Susal Thewjan de Silva

Personal information
- Born: 8 June 2006 (age 20)

Chess career
- Country: Sri Lanka
- Title: International Master (2022)
- Peak rating: 2522 (November 2022)

= Susal Thewjan de Silva =

Sri Lankan chess player (born 2006)

Lokumannage Susal Thewjan De Silva (born 8 June 2006) is a Sri Lankan chess International Master (2022), three times Sri Lankan Chess Championship winner (2021, 2022, 2023).

== Chess career ==
Sri Lankan chess prodigy Susal Thewjan de Silva of Nalanda College is the second runner-up in the Sri Lanka National Chess Championship 2020. In Anuradhapura, where he attended Primary School before being selected for Nalanda after passing the scholarship exam in Grade 5, Susal won the West Asian Chess Championship (U12 age group) in 2017 to be crowned the youngest FIDE Master when he was just 11 years old. In 2021 he made history when he became the youngest player to be selected for the national team at the age of 13. In 2020, de Silva won bronze medal in Sri Lankan Chess Championship. Then he won that championship the next three years: 2021, 2022, and 2023.

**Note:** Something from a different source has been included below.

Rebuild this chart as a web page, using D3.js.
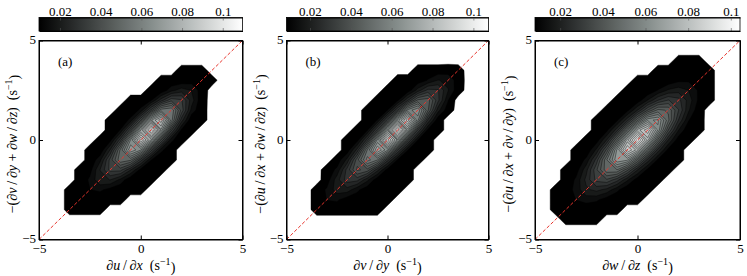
<!DOCTYPE html>
<html>
<head>
<meta charset="utf-8">
<script src="https://cdn.jsdelivr.net/npm/d3@7"></script>
<style>
  body { margin: 0; background: #fff; }
  text { font-family: "Liberation Serif", "DejaVu Serif", serif; }
</style>
</head>
<body>
<svg id="chart" width="747" height="276"></svg>
<script>
// bin centres of the joint pdf (s^-1), rows go from top (y = 4.5) to bottom
var gridX = [-4.5, -4, -3.5, -3, -2.5, -2, -1.5, -1, -0.5, 0, 0.5, 1, 1.5, 2, 2.5, 3, 3.5, 4, 4.5];
var gridY = [4.5, 4, 3.5, 3, 2.5, 2, 1.5, 1, 0.5, 0, -0.5, -1, -1.5, -2, -2.5, -3, -3.5, -4, -4.5];

// joint pdf in units of 1e-4, 0 = empty bin
var pdfA = [
  [0,0,0,0,0,0,0,0,0,0,0,0,0,0,0,0,0,0,0],
  [0,0,0,0,0,0,0,0,0,0,0,0,0,0,0,0,0,0,0],
  [0,0,0,0,0,0,0,0,0,0,0,0,0,100,100,100,0,0,0],
  [0,0,0,0,0,0,0,0,0,0,0,100,100,105,119,100,100,0,0],
  [0,0,0,0,0,0,0,0,0,0,100,103,179,223,193,119,0,0,0],
  [0,0,0,0,0,0,0,0,100,100,139,272,381,354,223,105,0,0,0],
  [0,0,0,0,0,0,0,100,100,162,356,577,594,381,179,100,0,0,0],
  [0,0,0,0,0,0,100,100,163,392,737,883,577,272,103,100,0,0,0],
  [0,0,0,0,0,0,100,150,372,748,1097,737,356,139,100,0,0,0,0],
  [0,0,0,0,0,100,128,320,652,956,748,392,162,100,0,0,0,0,0],
  [0,0,0,0,100,101,251,509,744,652,372,163,100,0,0,0,0,0,0],
  [0,0,0,0,100,184,367,537,509,320,150,100,100,0,0,0,0,0,0],
  [0,0,0,100,125,248,365,367,251,128,100,100,0,0,0,0,0,0,0],
  [0,0,0,100,159,236,248,184,101,100,100,0,0,0,0,0,0,0,0],
  [0,0,100,100,145,159,125,100,100,100,0,0,0,0,0,0,0,0,0],
  [0,0,100,100,100,100,100,100,0,0,0,0,0,0,0,0,0,0,0],
  [0,0,100,100,100,100,0,0,0,0,0,0,0,0,0,0,0,0,0],
  [0,0,0,0,0,0,0,0,0,0,0,0,0,0,0,0,0,0,0],
  [0,0,0,0,0,0,0,0,0,0,0,0,0,0,0,0,0,0,0]
];
var pdfB = [
  [0,0,0,0,0,0,0,0,0,0,0,0,0,0,0,0,0,0,0],
  [0,0,0,0,0,0,0,0,0,0,0,0,0,0,0,0,0,0,0],
  [0,0,0,0,0,0,0,0,0,0,0,0,100,100,100,109,100,0,0],
  [0,0,0,0,0,0,0,0,0,0,100,100,100,138,187,171,109,0,0],
  [0,0,0,0,0,0,0,0,0,100,100,100,204,299,290,187,100,0,0],
  [0,0,0,0,0,0,0,0,100,100,122,274,442,459,299,138,0,0,0],
  [0,0,0,0,0,0,0,100,100,135,329,596,675,442,204,100,0,0,0],
  [0,0,0,0,0,0,0,100,136,351,706,911,596,274,100,0,0,0,0],
  [0,0,0,0,0,0,100,128,337,713,1074,706,329,122,100,0,0,0,0],
  [0,0,0,0,0,100,113,301,642,961,713,351,135,100,0,0,0,0,0],
  [0,0,0,0,0,100,251,532,784,642,337,136,100,100,0,0,0,0,0],
  [0,0,0,0,100,198,412,602,532,301,128,100,100,0,0,0,0,0,0],
  [0,0,0,100,147,301,441,412,251,113,100,100,0,0,0,0,0,0,0],
  [0,0,0,105,212,309,301,198,100,100,100,100,0,0,0,0,0,0,0],
  [0,0,100,143,209,212,147,100,100,100,100,0,0,0,0,0,0,0,0],
  [0,0,100,136,143,105,100,100,100,100,0,0,0,0,0,0,0,0,0],
  [0,0,100,100,100,100,100,100,100,0,0,0,0,0,0,0,0,0,0],
  [0,0,0,0,0,0,0,0,0,0,0,0,0,0,0,0,0,0,0],
  [0,0,0,0,0,0,0,0,0,0,0,0,0,0,0,0,0,0,0]
];
var pdfC = [
  [0,0,0,0,0,0,0,0,0,0,0,0,0,0,0,0,0,0,0],
  [0,0,0,0,0,0,0,0,0,0,0,0,0,85,85,85,0,0,0],
  [0,0,0,0,0,0,0,0,0,0,0,85,85,85,85,85,85,0,0],
  [0,0,0,0,0,0,0,0,0,85,85,85,91,117,121,101,85,0,0],
  [0,0,0,0,0,0,0,0,85,85,85,133,185,205,177,121,85,0,0],
  [0,0,0,0,0,0,0,85,85,98,181,273,325,292,205,117,85,0,0],
  [0,0,0,0,0,0,85,85,114,225,371,481,458,325,185,91,0,0,0],
  [0,0,0,0,0,85,85,119,252,453,650,666,481,273,133,85,0,0,0],
  [0,0,0,0,0,85,115,252,485,776,890,650,371,181,85,85,0,0,0],
  [0,0,0,0,85,101,228,458,779,1043,776,453,225,98,85,0,0,0,0],
  [0,0,0,85,86,189,385,668,906,779,485,252,114,85,0,0,0,0,0],
  [0,0,0,85,144,295,513,699,668,458,252,119,85,85,0,0,0,0,0],
  [0,0,85,103,210,363,501,513,385,228,115,85,85,0,0,0,0,0,0],
  [0,0,85,140,241,338,363,295,189,101,85,85,0,0,0,0,0,0,0],
  [0,85,90,152,216,241,210,144,86,85,85,0,0,0,0,0,0,0,0],
  [0,85,91,131,152,140,103,85,85,85,0,0,0,0,0,0,0,0,0],
  [0,85,85,91,90,85,85,85,0,0,0,0,0,0,0,0,0,0,0],
  [0,0,85,85,85,85,0,0,0,0,0,0,0,0,0,0,0,0,0],
  [0,0,0,0,0,0,0,0,0,0,0,0,0,0,0,0,0,0,0]
];

var colorLimits = [[0.0097, 0.1097], [0.0085, 0.1074], [0.0082, 0.1043]];
var nLevels = 20;
var cbarTicks = [0.02, 0.04, 0.06, 0.08, 0.1];
var axisTicks = [-5, 0, 5];
var panelNames = ["(a)", "(b)", "(c)"];
var xLabels = ["∂u\u2009/\u2009∂x", "∂v\u2009/\u2009∂y", "∂w\u2009/\u2009∂z"];
var yLabels = ["−(∂v\u2009/\u2009∂y + ∂w\u2009/\u2009∂z)", "−(∂u\u2009/\u2009∂x + ∂w\u2009/\u2009∂z)", "−(∂u\u2009/\u2009∂x + ∂v\u2009/\u2009∂y)"];
var pdfs = [pdfA, pdfB, pdfC];

var svg = d3.select("#chart");
var serif = '"Liberation Serif", "DejaVu Serif", serif';
var plotX = [[39, 242.5], [286.5, 488.5], [535, 740]];
var plotTop = 40.5, plotBottom = 239.5;
var cbTop = 17.5, cbBottom = 31;
var step = gridX[1] - gridX[0];

var cmap = d3.scaleLinear().domain([0, 0.55, 1]).range(["#000000", "#858d8b", "#ffffff"]).clamp(true);

function mathLabel(text, str) {
    str.split(/([uvwxyz])/).forEach(function(part, k) {
        if (!part) return;
        text.append("tspan").attr("font-style", k % 2 ? "italic" : null).text(part);
    });
    text.append("tspan").text("\u2002(s");
    text.append("tspan").attr("dy", "-0.45em").attr("font-size", "72%").text("\u22121");
    text.append("tspan").attr("dy", "0.45em").text(")");
}

function styleAxis(g) {
    g.attr("font-family", serif).attr("font-size", 13);
    g.select(".domain").attr("stroke", "#000");
    g.selectAll(".tick line").attr("stroke", "#000");
    g.selectAll(".tick text").attr("fill", "#000");
}

pdfs.forEach(function(pdf, p) {
    var x0 = plotX[p][0], x1 = plotX[p][1];
    var lo = colorLimits[p][0] * 1e4, hi = colorLimits[p][1] * 1e4;
    var xs = d3.scaleLinear().domain([-5, 5]).range([x0, x1]);
    var ys = d3.scaleLinear().domain([-5, 5]).range([plotBottom, plotTop]);
    var g = svg.append("g");

    // grid index -> page pixels
    var proj = d3.geoTransform({
        point: function(gx, gy) {
            this.stream.point(xs(gridX[0] + (gx - 0.5) * step), ys(gridY[0] - (gy - 0.5) * step));
        }
    });
    var path = d3.geoPath(proj);

    // first level is the edge of the occupied bins, then evenly spaced levels
    var levels = [lo / 2].concat(d3.range(1, nLevels).map(function(k) { return lo + k * (hi - lo) / nLevels; }));
    var contours = d3.contours()
        .size([gridX.length, gridY.length])
        .thresholds(levels)(pdf.flat());

    g.selectAll("path.band")
        .data(contours)
        .enter().append("path")
        .attr("class", "band")
        .attr("d", path)
        .attr("fill", function(d) { return cmap(Math.max(0, d.value - lo) / (hi - lo)); })
        .attr("stroke", "#000")
        .attr("stroke-width", 0.5)
        .attr("stroke-opacity", 0.8);

    // 1:1 line
    g.append("line")
        .attr("x1", xs(-5)).attr("y1", ys(-5))
        .attr("x2", xs(5)).attr("y2", ys(5))
        .attr("stroke", "#e8342c")
        .attr("stroke-width", 1)
        .attr("stroke-dasharray", "3.5,2");

    // axes, ticks inward on all sides
    g.append("g").attr("transform", "translate(0," + plotBottom + ")")
        .call(d3.axisBottom(xs).tickValues(axisTicks).tickSizeInner(-4).tickSizeOuter(0).tickPadding(4))
        .call(styleAxis);
    g.append("g").attr("transform", "translate(0," + plotTop + ")")
        .call(d3.axisTop(xs).tickValues(axisTicks).tickSizeInner(-4).tickSizeOuter(0).tickFormat(""))
        .call(styleAxis);
    g.append("g").attr("transform", "translate(" + x0 + ",0)")
        .call(d3.axisLeft(ys).tickValues(axisTicks).tickSizeInner(-4).tickSizeOuter(0).tickPadding(3))
        .call(styleAxis)
        .call(function(a) { a.selectAll(".tick text").attr("dy", "0.25em"); });
    g.append("g").attr("transform", "translate(" + x1 + ",0)")
        .call(d3.axisRight(ys).tickValues(axisTicks).tickSizeInner(-4).tickSizeOuter(0).tickFormat(""))
        .call(styleAxis);

    g.append("text")
        .attr("x", x0 + 19).attr("y", plotTop + 25)
        .attr("font-size", 13)
        .text(panelNames[p]);

    var xl = g.append("text")
        .attr("x", (x0 + x1) / 2).attr("y", 270)
        .attr("text-anchor", "middle")
        .attr("font-size", 14);
    mathLabel(xl, xLabels[p]);

    var yl = g.append("text")
        .attr("transform", "translate(" + (x0 - 22) + "," + ((plotTop + plotBottom) / 2 + 4) + ") rotate(-90)")
        .attr("text-anchor", "middle")
        .attr("font-size", 14);
    mathLabel(yl, yLabels[p]);

    // colorbar
    var cs = d3.scaleLinear().domain([lo / 1e4, hi / 1e4]).range([x0, x1]);
    var grad = svg.append("defs").append("linearGradient")
        .attr("id", "cb" + p).attr("x1", "0%").attr("x2", "100%");
    grad.selectAll("stop")
        .data(d3.range(0, 1.0001, 0.05))
        .enter().append("stop")
        .attr("offset", function(d) { return d * 100 + "%"; })
        .attr("stop-color", function(d) { return cmap(d); });
    g.append("rect")
        .attr("x", x0).attr("y", cbTop)
        .attr("width", x1 - x0).attr("height", cbBottom - cbTop)
        .attr("fill", "url(#cb" + p + ")");
    g.append("g").attr("transform", "translate(0," + cbTop + ")")
        .call(d3.axisTop(cs).tickValues(cbarTicks).tickSizeInner(-3).tickSizeOuter(0).tickPadding(2).tickFormat(d3.format("~g")))
        .call(styleAxis)
        .call(function(a) { a.selectAll(".tick line").attr("stroke", "#555").attr("stroke-width", 0.6); });
    g.append("g").attr("transform", "translate(0," + cbBottom + ")")
        .call(d3.axisBottom(cs).tickValues(cbarTicks).tickSizeInner(-3).tickSizeOuter(0).tickFormat(""))
        .call(styleAxis)
        .call(function(a) { a.selectAll(".tick line").attr("stroke", "#555").attr("stroke-width", 0.6); });
    g.append("rect")
        .attr("x", x0).attr("y", cbTop)
        .attr("width", x1 - x0).attr("height", cbBottom - cbTop)
        .attr("fill", "none").attr("stroke", "#000").attr("stroke-width", 0.8);

    // frame
    g.append("rect")
        .attr("x", x0).attr("y", plotTop)
        .attr("width", x1 - x0).attr("height", plotBottom - plotTop)
        .attr("fill", "none").attr("stroke", "#000").attr("stroke-width", 1);
});
</script>
</body>
</html>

In 2023 de Silva won the silver medal in the Western Asian Youth Chess Championship in the U18 open group.

In 2023, in Baku de Silva participated in single-elimination Chess World Cup and won in 1st round to Canadian Grandmaster Eric Hansen after his withdraw but in 2nd round lost to Polish Grandmaster Radosław Wojtaszek.

de Silva played for Sri Lanka in the Chess Olympiads:
- In 2022, at fourth board in the 44th Chess Olympiad in Chennai (+8, =3, -0).

In 2022, he was awarded the FIDE International Master (IM) title.